Instructions for the task:
Which lines hold the word "this"? Copy each of them.

Entries with chart source code:
▽
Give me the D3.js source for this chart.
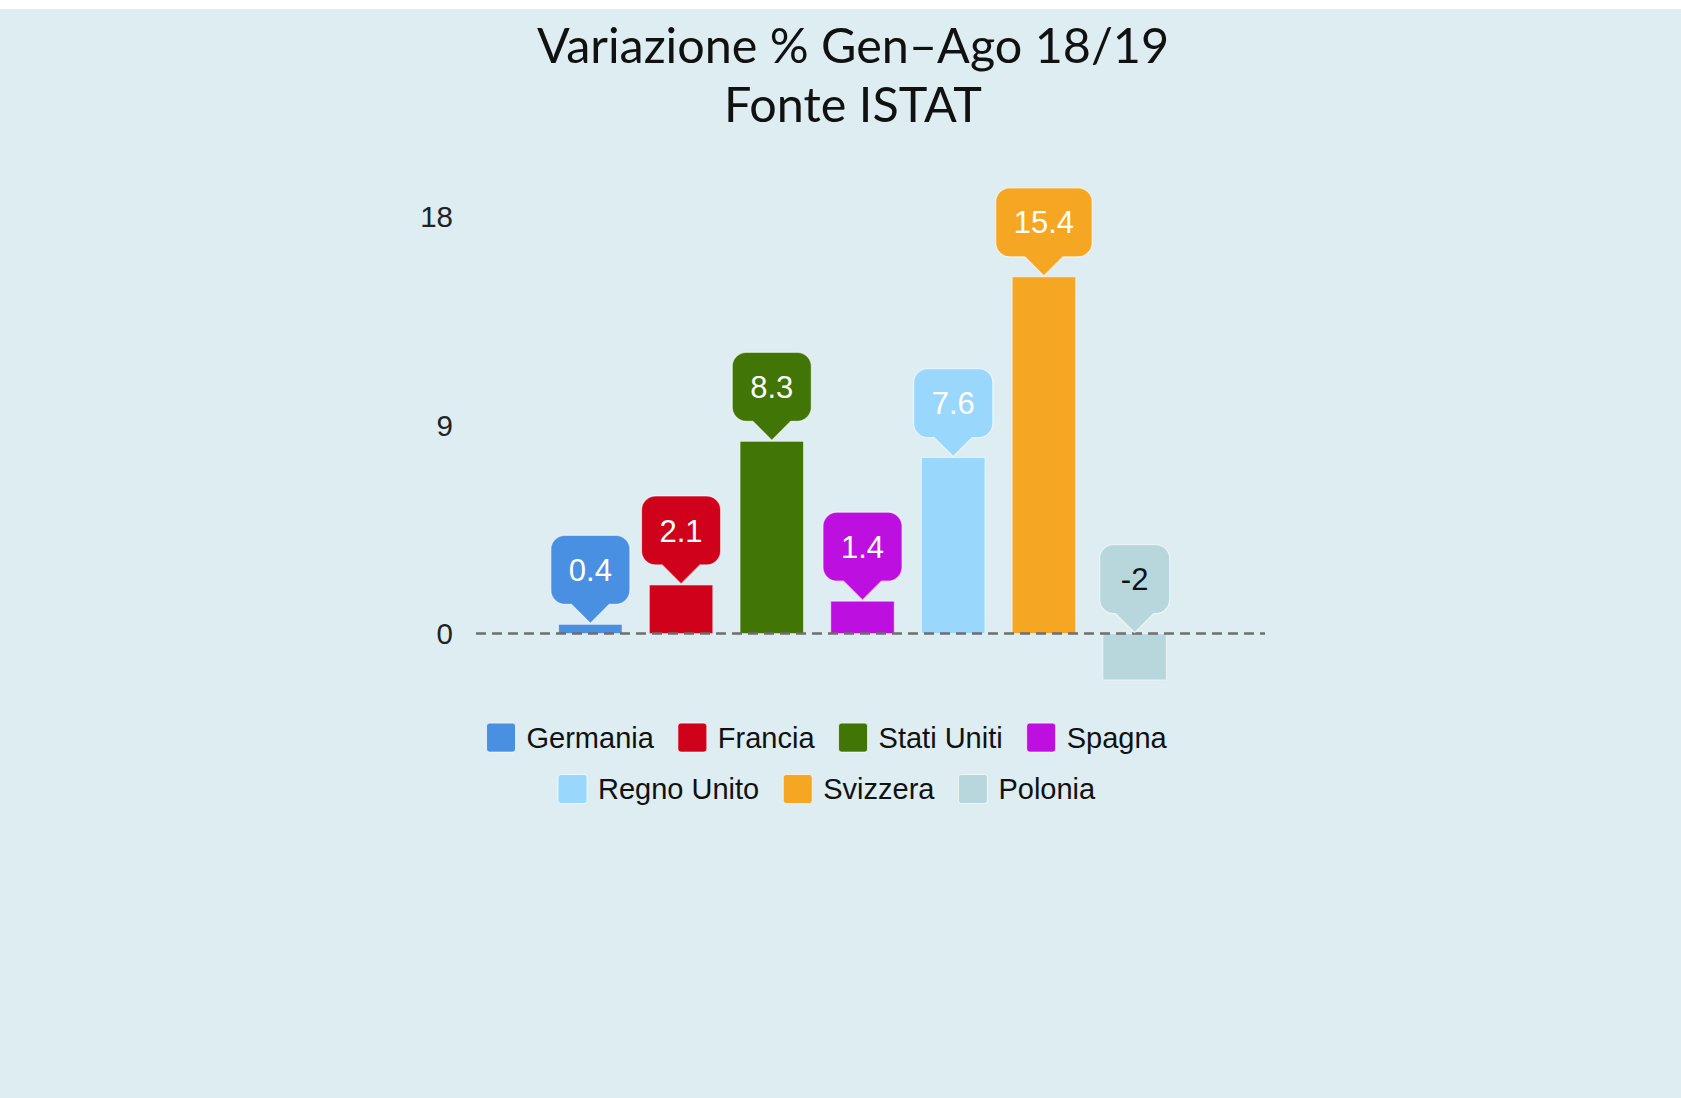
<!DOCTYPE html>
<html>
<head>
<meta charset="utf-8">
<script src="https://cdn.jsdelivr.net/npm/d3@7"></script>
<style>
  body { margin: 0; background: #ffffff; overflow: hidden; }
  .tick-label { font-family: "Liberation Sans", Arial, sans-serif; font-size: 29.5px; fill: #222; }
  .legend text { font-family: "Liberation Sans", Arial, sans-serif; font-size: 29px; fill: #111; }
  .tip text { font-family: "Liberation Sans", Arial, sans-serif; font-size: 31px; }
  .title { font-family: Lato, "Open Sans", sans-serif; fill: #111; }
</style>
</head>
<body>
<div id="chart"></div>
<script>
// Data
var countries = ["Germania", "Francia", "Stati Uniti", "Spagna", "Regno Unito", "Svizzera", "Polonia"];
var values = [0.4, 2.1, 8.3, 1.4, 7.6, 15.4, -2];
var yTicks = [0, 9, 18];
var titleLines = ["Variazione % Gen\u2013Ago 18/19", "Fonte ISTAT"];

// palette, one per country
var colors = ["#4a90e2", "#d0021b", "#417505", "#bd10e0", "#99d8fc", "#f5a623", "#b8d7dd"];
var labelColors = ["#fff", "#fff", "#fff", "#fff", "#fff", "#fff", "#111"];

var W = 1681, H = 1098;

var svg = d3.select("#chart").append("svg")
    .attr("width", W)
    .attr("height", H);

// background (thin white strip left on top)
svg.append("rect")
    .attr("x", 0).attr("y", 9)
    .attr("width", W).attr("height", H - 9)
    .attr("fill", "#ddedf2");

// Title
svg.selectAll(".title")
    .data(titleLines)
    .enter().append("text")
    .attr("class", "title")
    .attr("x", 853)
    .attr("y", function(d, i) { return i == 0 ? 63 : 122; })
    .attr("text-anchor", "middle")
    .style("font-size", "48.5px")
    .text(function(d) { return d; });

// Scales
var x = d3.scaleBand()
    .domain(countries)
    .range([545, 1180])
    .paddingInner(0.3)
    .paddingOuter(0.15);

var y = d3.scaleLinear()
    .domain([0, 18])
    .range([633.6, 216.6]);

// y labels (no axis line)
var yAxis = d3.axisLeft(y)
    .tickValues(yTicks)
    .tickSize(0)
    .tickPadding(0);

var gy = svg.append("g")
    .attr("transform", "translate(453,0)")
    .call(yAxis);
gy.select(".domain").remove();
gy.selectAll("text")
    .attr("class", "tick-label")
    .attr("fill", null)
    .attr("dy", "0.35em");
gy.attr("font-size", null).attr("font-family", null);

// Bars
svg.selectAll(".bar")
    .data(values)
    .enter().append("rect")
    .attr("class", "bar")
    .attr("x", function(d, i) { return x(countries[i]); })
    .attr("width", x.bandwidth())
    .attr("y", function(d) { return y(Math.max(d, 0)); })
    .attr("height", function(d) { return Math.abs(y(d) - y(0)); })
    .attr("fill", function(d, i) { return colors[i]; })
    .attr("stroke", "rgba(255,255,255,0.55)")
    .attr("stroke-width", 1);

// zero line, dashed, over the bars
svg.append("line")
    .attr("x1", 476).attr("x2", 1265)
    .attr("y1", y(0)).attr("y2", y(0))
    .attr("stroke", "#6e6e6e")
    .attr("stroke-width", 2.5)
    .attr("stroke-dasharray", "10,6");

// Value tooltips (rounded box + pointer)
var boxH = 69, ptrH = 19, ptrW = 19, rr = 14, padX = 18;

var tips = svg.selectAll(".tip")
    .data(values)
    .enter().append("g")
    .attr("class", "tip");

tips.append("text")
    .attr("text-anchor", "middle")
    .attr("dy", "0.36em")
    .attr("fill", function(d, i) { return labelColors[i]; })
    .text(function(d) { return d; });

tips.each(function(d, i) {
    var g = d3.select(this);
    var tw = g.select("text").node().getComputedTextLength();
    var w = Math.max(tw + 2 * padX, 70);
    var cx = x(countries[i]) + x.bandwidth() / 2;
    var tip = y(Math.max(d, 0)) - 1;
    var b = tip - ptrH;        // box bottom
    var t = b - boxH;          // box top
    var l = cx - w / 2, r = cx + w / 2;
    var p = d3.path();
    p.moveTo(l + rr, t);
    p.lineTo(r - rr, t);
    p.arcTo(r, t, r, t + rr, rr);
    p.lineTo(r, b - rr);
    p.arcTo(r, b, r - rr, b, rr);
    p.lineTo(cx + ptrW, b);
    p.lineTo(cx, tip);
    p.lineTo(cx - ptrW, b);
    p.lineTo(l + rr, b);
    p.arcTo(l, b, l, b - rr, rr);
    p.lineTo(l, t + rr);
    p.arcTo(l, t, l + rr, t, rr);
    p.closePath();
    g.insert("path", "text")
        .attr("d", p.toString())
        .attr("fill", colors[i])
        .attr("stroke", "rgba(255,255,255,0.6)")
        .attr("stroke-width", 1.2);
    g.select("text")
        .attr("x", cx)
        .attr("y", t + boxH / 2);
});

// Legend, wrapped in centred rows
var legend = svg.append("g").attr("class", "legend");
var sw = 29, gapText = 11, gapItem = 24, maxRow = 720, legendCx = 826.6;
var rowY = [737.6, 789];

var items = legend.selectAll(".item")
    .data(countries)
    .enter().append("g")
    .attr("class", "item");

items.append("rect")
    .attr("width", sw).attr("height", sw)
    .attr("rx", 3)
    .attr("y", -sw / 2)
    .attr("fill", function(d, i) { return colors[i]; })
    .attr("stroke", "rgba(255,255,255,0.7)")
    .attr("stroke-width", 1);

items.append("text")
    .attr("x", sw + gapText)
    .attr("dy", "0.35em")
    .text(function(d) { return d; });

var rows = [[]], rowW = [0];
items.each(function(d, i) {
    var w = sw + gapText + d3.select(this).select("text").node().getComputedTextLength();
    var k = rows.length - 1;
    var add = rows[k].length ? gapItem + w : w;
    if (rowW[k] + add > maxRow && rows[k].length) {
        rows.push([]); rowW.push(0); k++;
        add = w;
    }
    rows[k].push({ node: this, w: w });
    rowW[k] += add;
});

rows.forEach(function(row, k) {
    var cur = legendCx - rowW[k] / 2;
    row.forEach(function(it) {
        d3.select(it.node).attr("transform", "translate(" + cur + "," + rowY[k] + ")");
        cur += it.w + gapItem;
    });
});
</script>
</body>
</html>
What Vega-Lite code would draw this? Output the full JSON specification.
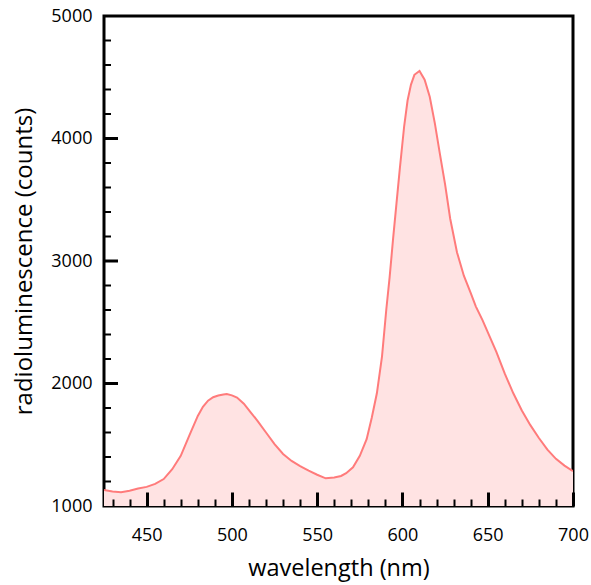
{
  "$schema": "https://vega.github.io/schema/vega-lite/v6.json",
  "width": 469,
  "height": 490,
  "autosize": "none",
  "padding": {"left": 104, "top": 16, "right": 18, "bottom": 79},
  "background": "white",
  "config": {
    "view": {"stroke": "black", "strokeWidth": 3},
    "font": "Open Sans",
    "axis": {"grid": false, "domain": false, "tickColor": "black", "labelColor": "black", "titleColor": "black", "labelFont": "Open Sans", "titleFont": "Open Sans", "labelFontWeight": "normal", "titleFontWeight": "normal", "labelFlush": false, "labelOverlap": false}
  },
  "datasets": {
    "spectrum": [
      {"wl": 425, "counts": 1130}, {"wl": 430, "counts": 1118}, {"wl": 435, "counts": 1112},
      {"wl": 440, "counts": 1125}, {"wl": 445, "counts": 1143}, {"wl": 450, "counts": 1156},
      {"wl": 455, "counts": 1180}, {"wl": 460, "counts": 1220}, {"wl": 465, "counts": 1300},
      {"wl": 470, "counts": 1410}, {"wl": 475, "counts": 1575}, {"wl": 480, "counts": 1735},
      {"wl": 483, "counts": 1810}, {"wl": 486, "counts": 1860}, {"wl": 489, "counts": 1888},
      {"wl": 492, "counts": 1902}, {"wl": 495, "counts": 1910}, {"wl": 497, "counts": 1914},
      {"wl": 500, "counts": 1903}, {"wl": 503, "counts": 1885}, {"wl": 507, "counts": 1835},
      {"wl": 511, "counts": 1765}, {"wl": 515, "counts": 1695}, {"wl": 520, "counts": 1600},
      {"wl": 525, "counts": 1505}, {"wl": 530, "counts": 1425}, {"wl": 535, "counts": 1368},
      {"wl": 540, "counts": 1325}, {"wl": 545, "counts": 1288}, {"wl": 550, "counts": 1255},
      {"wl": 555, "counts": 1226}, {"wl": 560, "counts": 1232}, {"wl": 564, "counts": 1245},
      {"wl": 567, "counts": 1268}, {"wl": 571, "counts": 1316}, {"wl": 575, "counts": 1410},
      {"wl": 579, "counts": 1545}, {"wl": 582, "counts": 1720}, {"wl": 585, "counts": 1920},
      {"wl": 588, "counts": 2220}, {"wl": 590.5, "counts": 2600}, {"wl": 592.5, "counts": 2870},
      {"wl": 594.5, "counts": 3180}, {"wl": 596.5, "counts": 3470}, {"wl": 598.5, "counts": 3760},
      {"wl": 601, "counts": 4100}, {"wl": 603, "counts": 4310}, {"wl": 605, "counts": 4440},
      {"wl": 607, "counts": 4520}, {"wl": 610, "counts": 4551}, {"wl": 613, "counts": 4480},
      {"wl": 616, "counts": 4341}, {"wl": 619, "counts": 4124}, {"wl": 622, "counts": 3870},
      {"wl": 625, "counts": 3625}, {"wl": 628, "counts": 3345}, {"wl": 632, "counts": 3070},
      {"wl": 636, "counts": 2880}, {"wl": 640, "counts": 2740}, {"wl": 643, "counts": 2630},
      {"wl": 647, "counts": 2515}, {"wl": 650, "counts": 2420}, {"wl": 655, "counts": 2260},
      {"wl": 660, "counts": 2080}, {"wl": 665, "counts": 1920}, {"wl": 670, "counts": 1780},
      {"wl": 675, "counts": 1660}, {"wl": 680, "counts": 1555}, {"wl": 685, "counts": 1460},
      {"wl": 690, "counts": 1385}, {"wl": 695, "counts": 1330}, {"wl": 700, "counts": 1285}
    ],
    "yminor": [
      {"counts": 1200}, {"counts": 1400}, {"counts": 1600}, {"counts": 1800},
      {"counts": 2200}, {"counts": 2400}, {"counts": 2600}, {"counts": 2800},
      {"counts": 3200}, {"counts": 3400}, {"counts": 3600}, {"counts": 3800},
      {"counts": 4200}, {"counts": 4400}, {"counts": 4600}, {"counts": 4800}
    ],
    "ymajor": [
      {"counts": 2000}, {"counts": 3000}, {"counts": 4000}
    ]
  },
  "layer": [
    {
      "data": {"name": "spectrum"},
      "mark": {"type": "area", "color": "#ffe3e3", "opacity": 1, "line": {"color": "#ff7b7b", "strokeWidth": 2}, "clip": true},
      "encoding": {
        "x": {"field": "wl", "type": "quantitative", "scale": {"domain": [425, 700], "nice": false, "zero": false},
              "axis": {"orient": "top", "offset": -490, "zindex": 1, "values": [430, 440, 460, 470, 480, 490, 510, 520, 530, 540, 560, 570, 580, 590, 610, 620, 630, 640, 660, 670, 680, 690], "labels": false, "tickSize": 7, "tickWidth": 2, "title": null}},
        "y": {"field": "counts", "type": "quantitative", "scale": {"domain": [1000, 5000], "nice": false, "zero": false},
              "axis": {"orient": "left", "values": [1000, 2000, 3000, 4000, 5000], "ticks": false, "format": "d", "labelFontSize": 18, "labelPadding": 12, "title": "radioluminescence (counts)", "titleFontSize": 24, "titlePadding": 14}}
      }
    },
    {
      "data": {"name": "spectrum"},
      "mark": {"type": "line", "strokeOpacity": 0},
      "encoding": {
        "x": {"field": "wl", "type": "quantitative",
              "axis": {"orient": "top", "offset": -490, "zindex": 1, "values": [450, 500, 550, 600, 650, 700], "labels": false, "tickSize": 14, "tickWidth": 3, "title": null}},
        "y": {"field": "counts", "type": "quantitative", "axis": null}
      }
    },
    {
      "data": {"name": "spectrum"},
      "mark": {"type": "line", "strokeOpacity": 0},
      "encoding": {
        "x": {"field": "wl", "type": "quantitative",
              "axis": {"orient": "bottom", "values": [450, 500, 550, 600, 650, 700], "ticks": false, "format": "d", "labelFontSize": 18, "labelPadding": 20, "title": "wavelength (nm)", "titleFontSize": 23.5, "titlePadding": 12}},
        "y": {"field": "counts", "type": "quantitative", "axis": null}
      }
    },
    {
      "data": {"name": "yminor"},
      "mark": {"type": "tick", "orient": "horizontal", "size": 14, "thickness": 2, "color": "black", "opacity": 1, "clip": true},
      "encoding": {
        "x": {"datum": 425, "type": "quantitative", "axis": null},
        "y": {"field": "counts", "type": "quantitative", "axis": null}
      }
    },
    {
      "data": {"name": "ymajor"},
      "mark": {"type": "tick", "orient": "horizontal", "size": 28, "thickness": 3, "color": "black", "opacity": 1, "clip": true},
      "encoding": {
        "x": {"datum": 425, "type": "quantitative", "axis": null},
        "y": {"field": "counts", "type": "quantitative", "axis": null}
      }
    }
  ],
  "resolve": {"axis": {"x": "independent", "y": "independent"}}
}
△
Final answer:
Give me the D3.js source for this chart.
    var g = d3.select(this);
    var w = sw + gapText + d3.select(this).select("text").node().getComputedTextLength();
    rows[k].push({ node: this, w: w });
What Vega-Lite code would draw this? Output the full JSON specification.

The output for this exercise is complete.